The Knowledge for Development Centers (KDCs) are hubs for dialogue and research on development issues established by the World Bank in key cities around the country in partnership with leading state and private universities.

The ten other Knowledge for Development Centers (KDCs) are located in Mindanao (University of Southeastern Philippines in Davao, the Western Mindanao State University in Zamboanga, and the Notre Dame University in Cotabato), the Visayas (Silliman University in Dumaguete City and University of San Carlos in Cebu City), and Luzon (Saint Paul University Philippines in Tuguegarao, Asian Institute of Management in Makati, Ateneo de Naga University in Naga, Palawan State University in Puerto Princesa, and at the World Bank Office in Pasig).

Housed on the ground floor of CPU’s Henry Luce III Library, the Knowledge for Development Center offers the following services for free:

- Participation in forums, discussions, and programs on development issues;
- Access to development-related publications by well-known academic and development institutions;
- Room use and online access to World Bank project documents, publications and reports;
- Internet access to development and research sites;
- Webcam and videoconferencing;
- A special collection of Compact Discs and videotapes on development issues;
- Online access to the Global Jolis catalogue system that allows users to download some of the collections of around 60 World Bank Public Information Centers around the world;
- Online access to the World Bank's e-Library, a subscription-based portal of over 3,000 World Bank publications and research papers;
- Copies of selected World Bank publications in the Philippines.
Also held at Central Philippine University on September 26 was a forum on building partnerships in the community and the World Bank’s regional consultation on its next Country Assistance Strategy (CAS).

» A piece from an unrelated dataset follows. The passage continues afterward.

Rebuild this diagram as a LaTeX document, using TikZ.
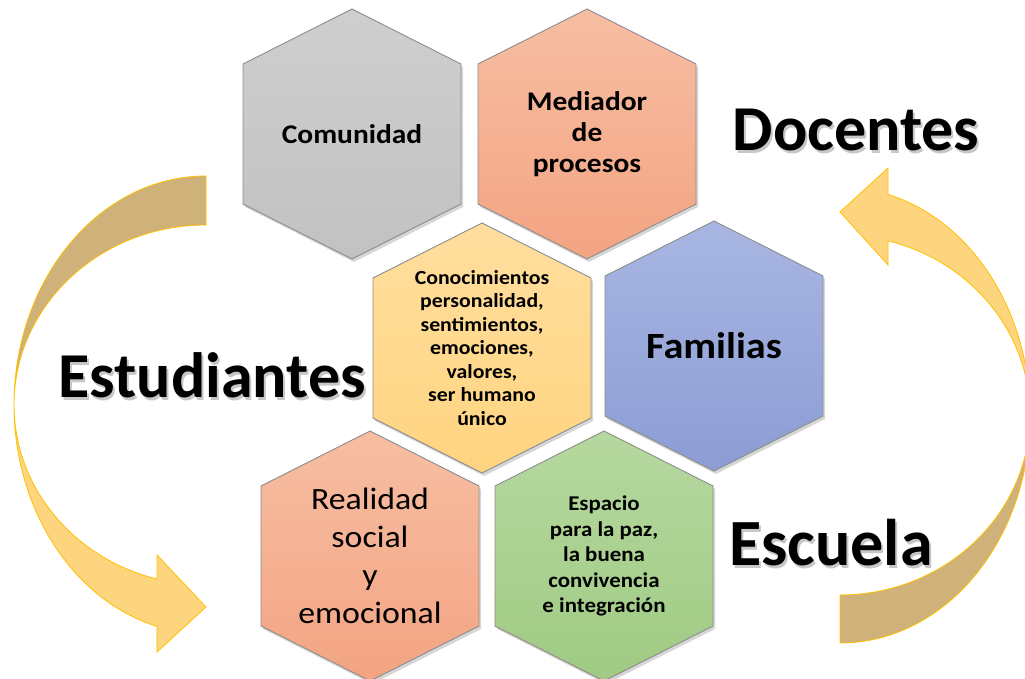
\documentclass[tikz,border=0pt]{standalone}
\usepackage{fontspec}
\setmainfont{Carlito}
\definecolor{bandDark}{HTML}{CFB27A}
\definecolor{bandLight}{HTML}{FDD57E}
\definecolor{bandLine}{HTML}{FFC000}
\definecolor{hexLine}{HTML}{8C8C8C}
\tikzset{
  hexshape/.style={draw=hexLine, line width=0.9pt},
  hexshadow/.style={fill=black, opacity=0.16},
  grayhex/.style={hexshape, top color=gray!38, bottom color=gray!48},
  orangehex/.style={hexshape, top color={rgb,255:red,247;green,190;blue,163}, bottom color={rgb,255:red,243;green,164;blue,130}},
  yellowhex/.style={hexshape, top color={rgb,255:red,255;green,222;blue,158}, bottom color={rgb,255:red,255;green,212;blue,128}},
  bluehex/.style={hexshape, top color={rgb,255:red,168;green,182;blue,226}, bottom color={rgb,255:red,140;green,157;blue,212}},
  greenhex/.style={hexshape, top color={rgb,255:red,182;green,216;blue,160}, bottom color={rgb,255:red,160;green,203;blue,131}},
  hextext/.style={align=center, inner sep=0pt, text=black, xscale=1.09},
  bandback/.style={fill=bandDark, draw=bandLine, line width=0.8pt},
  bandfront/.style={fill=bandLight, draw=bandLine, line width=0.8pt},
  bigword/.style={font=\fontsize{#1}{#1}\selectfont\bfseries, inner sep=0pt, text=black},
  bigshadow/.style={font=\fontsize{#1}{#1}\selectfont\bfseries, inner sep=0pt, text=black, opacity=0.22}
}
\newcommand\hexa[6]{%
  \path[hexshadow] (#2+2,#3-125+3) -- (#2+111,#3-70+3) -- (#2+111,#3+70+3) -- (#2+2,#3+125+3) -- (#2-107,#3+70+3) -- (#2-107,#3-70+3) -- cycle;
  \path[#4] (#2,#3-125) -- (#2+109,#3-70) -- (#2+109,#3+70) -- (#2,#3+125) -- (#2-109,#3+70) -- (#2-109,#3-70) -- cycle;
  \node[hextext, font={#5}] (#1) at (#2,#3) {#6};}
\begin{document}
\begin{tikzpicture}[x=1pt, y=-1pt]
\useasboundingbox (0,0) rectangle (1025,679);
\clip (0,0) rectangle (1025,679);
% left curved arrow
\path[bandback] (206,176) arc[start angle=90, end angle=180, x radius=192pt, y radius=229pt]
  arc[start angle=180, end angle=90, x radius=192pt, y radius=180pt] -- cycle;
\path[bandfront] (14,405) arc[start angle=180, end angle=255.2, x radius=192pt, y radius=229pt]
  -- (157,652) -- (206,607) -- (157,555) -- (157,579)
  arc[start angle=255.2, end angle=180, x radius=192pt, y radius=180pt] -- cycle;
% right curved arrow
\path[bandback] (1030,415) arc[start angle=0, end angle=-90, x radius=190pt, y radius=228pt]
  -- (840,595) arc[start angle=-90, end angle=0, x radius=190pt, y radius=180pt] -- cycle;
\path[bandfront] (888,194.4) arc[start angle=75.37, end angle=0, x radius=190pt, y radius=228pt]
  arc[start angle=0, end angle=75.37, x radius=190pt, y radius=180pt]
  -- (888,265) -- (840,212) -- (888,168) -- cycle;
% hexagons
\hexa{comunidad}{352}{134}{grayhex}{\fontsize{27}{31}\selectfont\bfseries}{Comunidad}
\hexa{mediador}{587}{134}{orangehex}{\fontsize{27}{31}\selectfont\bfseries}{Mediador\\de\\procesos}
\hexa{conoc}{482}{348}{yellowhex}{\fontsize{20}{23.5}\selectfont\bfseries}{Conocimientos\\personalidad,\\sentimientos,\\emociones,\\valores,\\ser humano\\único}
\hexa{familias}{714}{346}{bluehex}{\fontsize{37}{42}\selectfont\bfseries}{Familias}
\hexa{realidad}{370}{556}{orangehex}{\fontsize{31}{38}\selectfont}{Realidad\\social\\y\\emocional}
\hexa{espacio}{604}{556}{greenhex}{\fontsize{21}{25.5}\selectfont\bfseries}{Espacio\\para la paz,\\la buena\\convivencia\\e integración}
% big words
\node[bigshadow=64] at (858,133) {Docentes};
\node[bigword=64] (docentes) at (856,130) {Docentes};
\node[bigshadow=64] at (214,378) {Estudiantes};
\node[bigword=64] (estudiantes) at (212,375) {Estudiantes};
\node[bigshadow=66] at (833,546) {Escuela};
\node[bigword=66] (escuela) at (831,543) {Escuela};
\end{tikzpicture}
\end{document}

Consultations for the Country Assistance Strategy (CAS) are conducted by the World Bank all over the country in order to obtain a wide range of perspectives and recommendations from government and other stakeholders, on the critical development challenges and the policy options and programs the Bank should pursue to address these challenges. The one-day workshop in Iloilo was attended by national and local government officials and representatives from non-government organizations (NGOs), peoples' organizations (POs), the academe, trade unions and the business sector from nearby areas in Western Visayas.

The World Bank prepares a Country Assistance Strategy (CAS) document for the Philippines every three or four years. The current Country Assistance Strategy (CAS) for the Philippines, with the theme Supporting Islands of Good Governance, originally covered the period 2006-2008 but was extended up to June 2009.

The next Country Assistance Strategy (CAS), which will govern the Bank's lending and non-lending programs and services for the period July 2009 to June 2012, will be submitted to the WB Board of Executive Directors early in 2009 for discussion.